Thomas Calderwood, a destitute and unemployed law clerk from Shetland. Defrauded his landladies out of several pounds (in loans) as well as food and lodging by telling them he was employed be a good law firm. 10 days in jail. (1895)

Alexander Anderson, fireman, and Marion Johnston, his pregnant partner.  Marion laughed at Alexander having difficulty lighting his pipe, so he knocked her down and kicked her hard enough to rupture her internally. She bled to death before the doctor came. 1 year in jail (1890)

Margaret Robertson, who lived there with her father after separating from her husband, Andrew Robertson. Their divorce case was the highlight of the 1887/88 season. (details below…)
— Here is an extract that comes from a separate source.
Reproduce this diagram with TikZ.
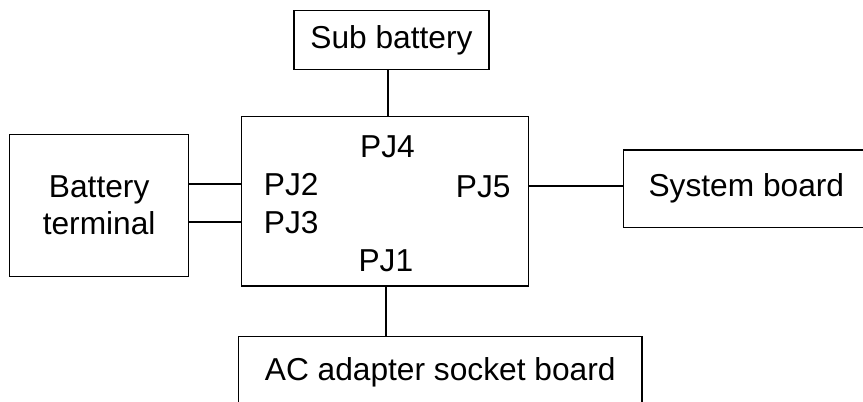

Margaret, 27, had (according to the judge) “given herself up to the most intemperate use of intoxicating drinks” and was “in every particular reprehensible.” Her husband was (we are told) a respectable teetotal accountant.

The divorce case involved charges of adultery with:

1. Henry Gardner – whom she met in her hairdressers in College street. She went to his lodgings afterwards, then they “walked about the streets” and got drunk. He was once observed to have stayed in her house for about half an hour.

2. Charles Main, chimney sweep – she asked him to come into her room so he could “hear her playing a tune on the piano”. Her husband discovered them together and attacked Main.

3. Thomas Ludovic, sailor on The Elk – met at the Theatre Royal. A witness said: “Mrs Robertson spoke to him first and laughed a deal in the course of conversation.” They left before the end of the performance, “worse for drink” and were later seen in her bedroom by a maid.

4. An unknown man in a horsedrawn carriage travelling on the Queen’s Drive around Arthur’s Seat. (The cabman, John Doull, said he witnessed her and the mystery man “in the act of connection”.)

5. A Mr Cafinger – had tea for two hours in a sitting room “where there was a sofa”.

Also, a policeman said he had seen her several times with various “young larky fellows, who looked like students”.

 (Who knows if any of this was true.)

The divorce was granted but nine months later, before it was finalised, the couple were reconciled and Margaret quit Clerk Street, returning to the marital home in the New Town. A happy ending, perhaps. (But again, who knows?)